Case Study: Natura Achieves Beautiful Results with ScyllaDB

By Felipe Moz, Big Data Engineer, Natura

About Natura

Natura is a Brazilian manufacturer and marketer of beauty products, household, and personal care, skin care, solar filters, cosmetics, perfume and hair care products, sold through representatives and in more than 3,200 stores in 70 countries around the world. Founded in 1969, Natura is now the largest Brazilian cosmetics company.

Natura’s R&D scientists study each ingredient to understand how to extract the maximum benefits for skin and hair. They work directly with more than 30 local communities in the Amazon region—including more than 300 families—to help them develop sustainable business models that benefit the forest.

The Challenge

Natura runs a streaming architecture built on Kafka and Spark that supports about 400,000 messages per day, with some clusters running 40 long batches per day. Natura uses a mix of databases to match various use cases, including document and key-value scenarios. For key-value uses cases, Natura initially ran Cassandra. However, they encountered a number of significant performance issues, many of which were caused by Java and its associated garbage collection.

“With ScyllaDB, we’re seeing better performance, saving a lot of money, getting great support, and there’s no more JVM.”
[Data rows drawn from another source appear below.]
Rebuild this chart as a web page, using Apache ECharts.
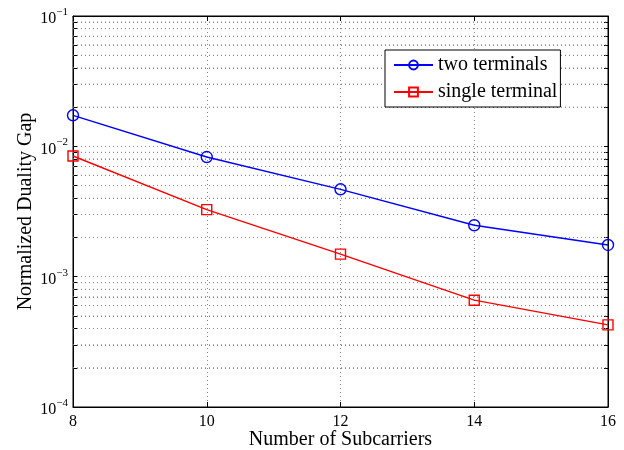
<!DOCTYPE html>
<html>
<head>
<meta charset="utf-8">
<script src="https://cdn.jsdelivr.net/npm/echarts@6/dist/echarts.min.js"></script>
<style>html,body{margin:0;padding:0;background:#fff}#c{width:624px;height:450px}</style>
</head>
<body>
<div id="c"></div>
<script>
var subcarriers = [8, 10, 12, 14, 16];
var twoTerminals = [0.0173, 0.00828, 0.00468, 0.00248, 0.00175];
var singleTerminal = [0.00843, 0.00327, 0.00149, 0.00066, 0.000427];
var xTicks = [8, 10, 12, 14, 16];
var yDecades = [1e-4, 1e-3, 1e-2, 1e-1];
var minorMultipliers = [2, 3, 4, 5, 6, 7, 8, 9];

var FONT = '"Liberation Serif", "Times New Roman", serif';
var minorValues = [];
yDecades.slice(0, 3).forEach(function (d) {
  minorMultipliers.forEach(function (m) { minorValues.push(+(d * m).toPrecision(3)); });
});
var allYTicks = yDecades.concat(minorValues).sort(function (a, b) { return a - b; });

function pairs(ys) { return subcarriers.map(function (x, i) { return [x, ys[i]]; }); }

var DOT = {color: '#8a8a8a', type: [1, 3], width: 1};
var minorSeries = minorValues.map(function (v) {
  return {
    type: 'line', silent: true, symbol: 'none', animation: false,
    data: [[xTicks[0], v], [xTicks[xTicks.length - 1], v]],
    lineStyle: DOT, z: 1, tooltip: {show: false}
  };
});

var chart = echarts.init(document.getElementById('c'), null, {renderer: 'canvas'});
chart.setOption({
  animation: false,
  backgroundColor: '#fff',
  grid: {left: 73, right: 16, top: 16, bottom: 43, show: true, borderColor: '#000', borderWidth: 1,
         containLabel: false, outerBoundsMode: 'none'},
  legend: {
    orient: 'vertical', left: 385, top: 50,
    backgroundColor: '#fff', borderColor: '#000', borderWidth: 1,
    padding: [5, 3, 5, 8], itemGap: 7, itemWidth: 39, itemHeight: 11,
    textStyle: {fontFamily: FONT, fontSize: 20, color: '#000'},
    data: ['two terminals', 'single terminal']
  },
  xAxis: [{
    type: 'value', min: 8, max: 16, interval: 2,
    name: 'Number of Subcarriers', nameLocation: 'middle', nameGap: 23, nameMoveOverlap: false,
    nameTextStyle: {fontFamily: FONT, fontSize: 20, color: '#000'},
    axisLine: {show: true, lineStyle: {color: '#000', width: 1}},
    axisTick: {show: true, inside: true, length: 5, lineStyle: {color: '#000'}},
    axisLabel: {fontFamily: FONT, fontSize: 16, color: '#000', margin: 7},
    splitLine: {show: true, lineStyle: DOT}
  }, {
    type: 'value', position: 'top', min: 8, max: 16, interval: 2,
    axisLine: {show: true, lineStyle: {color: '#000'}},
    axisTick: {show: true, inside: true, length: 5, lineStyle: {color: '#000'}},
    axisLabel: {show: false}, splitLine: {show: false}
  }],
  yAxis: [{
    type: 'log', logBase: 10, min: 1e-4, max: 1e-1,
    name: 'Normalized Duality Gap', nameLocation: 'middle', nameGap: 37, nameMoveOverlap: false,
    nameTextStyle: {fontFamily: FONT, fontSize: 20, color: '#000'},
    axisLine: {show: true, lineStyle: {color: '#000', width: 1}},
    axisTick: {show: true, inside: true, length: 4, lineStyle: {color: '#000'}, customValues: allYTicks},
    axisLabel: {
      fontFamily: FONT, color: '#000', margin: 5, customValues: yDecades,
      formatter: function (v) {
        var e = Math.round(Math.log10(v));
        return '{b|10}{s|' + (e < 0 ? '\u2212' + (-e) : e) + '}';
      },
      rich: {
        b: {fontFamily: FONT, fontSize: 16, color: '#000', padding: [6, 0, 0, 0]},
        s: {fontFamily: FONT, fontSize: 11, color: '#000', padding: [0, 0, 8, 0]}
      }
    },
    splitLine: {show: true, lineStyle: DOT}
  }, {
    type: 'log', logBase: 10, min: 1e-4, max: 1e-1, position: 'right',
    axisLine: {show: true, lineStyle: {color: '#000'}},
    axisTick: {show: true, inside: true, length: 4, lineStyle: {color: '#000'}, customValues: allYTicks},
    axisLabel: {show: false}, splitLine: {show: false}
  }],
  series: minorSeries.concat([{
    name: 'two terminals', type: 'line', data: pairs(twoTerminals),
    symbol: 'circle', symbolSize: 11, showAllSymbol: true,
    itemStyle: {color: 'rgba(255,255,255,0)', borderColor: '#0000ff', borderWidth: 1.4},
    lineStyle: {color: '#0000ff', width: 1.4},
    z: 5
  }, {
    name: 'single terminal', type: 'line', data: pairs(singleTerminal),
    symbol: 'rect', symbolSize: 10, showAllSymbol: true,
    itemStyle: {color: 'rgba(255,255,255,0)', borderColor: '#ff0000', borderWidth: 1.4},
    lineStyle: {color: '#ff0000', width: 1.4},
    z: 5
  }])
});
</script>
</body>
</html>
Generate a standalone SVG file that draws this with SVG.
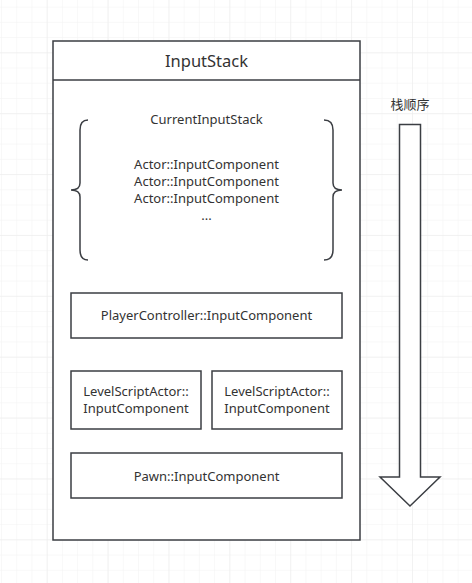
<svg xmlns="http://www.w3.org/2000/svg" width="472" height="583" viewBox="0 0 472 583">
<defs>
<pattern id="minor" patternUnits="userSpaceOnUse" x="46.7" y="52.3" width="15.22" height="15.22">
<path d="M0 0H15.22M0 0V15.22" fill="none" stroke="#f2f2f2" stroke-width="1"/>
</pattern>
<pattern id="major" patternUnits="userSpaceOnUse" x="46.7" y="52.3" width="60.88" height="60.88">
<path d="M0 0H60.88M0 0V60.88" fill="none" stroke="#ebebeb" stroke-width="1"/>
</pattern>
<style>
.box{fill:#ffffff;stroke:#3b3e43;stroke-width:1.5}
.ln{fill:none;stroke:#3b3e43;stroke-width:1.5}
.t{font-family:"Noto Sans","Noto Sans CJK SC",sans-serif;font-size:13px;fill:#333333;text-anchor:middle}
.title{font-size:16.5px}
</style>
</defs>
<rect width="472" height="583" fill="#ffffff"/>
<rect width="472" height="583" fill="url(#minor)"/>
<rect width="472" height="583" fill="url(#major)"/>

<g id="InputStack">
<rect class="box" x="53" y="41" width="307" height="499"/>
<line class="ln" x1="53" y1="80" x2="360" y2="80"/>
<text class="t title" x="206.5" y="67">InputStack</text>
</g>

<g id="CurrentInputStack">
<path class="ln" d="M88 120 Q80 120 80 130 V183 Q80 190 71 190 Q80 190 80 197 V250 Q80 260 88 260"/>
<path class="ln" d="M324 120 Q333 120 333 130 V183 Q333 190 342 190 Q333 190 333 197 V250 Q333 260 324 260"/>
<text class="t" x="206.5" y="124">CurrentInputStack</text>
<text class="t" x="206.5" y="169">Actor::InputComponent<tspan x="206.5" dy="17">Actor::InputComponent</tspan><tspan x="206.5" dy="17">Actor::InputComponent</tspan><tspan x="206.5" dy="17">...</tspan></text>
</g>

<g id="PlayerController">
<rect class="box" x="71" y="293" width="271" height="45"/>
<text class="t" x="206.5" y="320">PlayerController::InputComponent</text>
</g>

<g id="LevelScriptActor1">
<rect class="box" x="71" y="371" width="130" height="58"/>
<text class="t" x="136" y="396">LevelScriptActor::<tspan x="136" dy="17">InputComponent</tspan></text>
</g>

<g id="LevelScriptActor2">
<rect class="box" x="212" y="371" width="130" height="58"/>
<text class="t" x="277" y="396">LevelScriptActor::<tspan x="277" dy="17">InputComponent</tspan></text>
</g>

<g id="Pawn">
<rect class="box" x="71" y="453" width="271" height="45"/>
<text class="t" x="206.5" y="481">Pawn::InputComponent</text>
</g>

<g id="StackOrder">
<text class="t" x="410" y="109">栈顺序</text>
<path class="box" d="M399.5 124.5 H420.5 V477 H440 L410 506 L380 477 H399.5 Z"/>
</g>

<g id="connectors"></g>
</svg>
Felipe Moz, Big Data Engineer, Natura

Natura also found Cassandra to be a hardware hog. Running a 5-node Cassandra ring, Natura needed 11 primary disks to support the needed throughput. Just the hardware—not including software licenses—needed to support such a topology soon became prohibitively expensive. Adding in the performance and administrative overhead, is was clear to the Natura team that they needed an alternative.

The Solution

While researching other options, Natura discovered ScyllaDB. Running a series of side-by-side comparisons, Natura saw much better, more predictable, low-latency performance with ScyllaDB than Cassandra.

Natura saw an overall 10% reduction in batch processes—in some cases, from 6 hours to below 10 minutes. Write latencies went from milliseconds to microseconds. In the 95th percentile, latency was 220 milliseconds for Cassandra, and 500 microseconds for ScyllaDB. Average processing time shrank from 76 to 6 milliseconds.

Natura also found that ScyllaDB’s underlying architecture made it possible to achieve the same throughput with ScyllaDB using just 2 primary disks, as opposed to Cassandra’s 11. Deploying on AWS, this configuration produced a reduction in hardware costs greater than 50%.

Felipe Moz, Big Data Engineer at Natura summed up the experience by saying, “With ScyllaDB, we’re seeing better performance, saving a lot of money, getting great support, and there’s no more JVM.”

“ScyllaDB support gives us direct access to developers who are very familiar with our use cases and data models,” Moz added. “But aside from ScyllaDB’s support, which is amazing, ScyllaDB also enables Natura to scale the way we want to, by cores rather than by nodes.”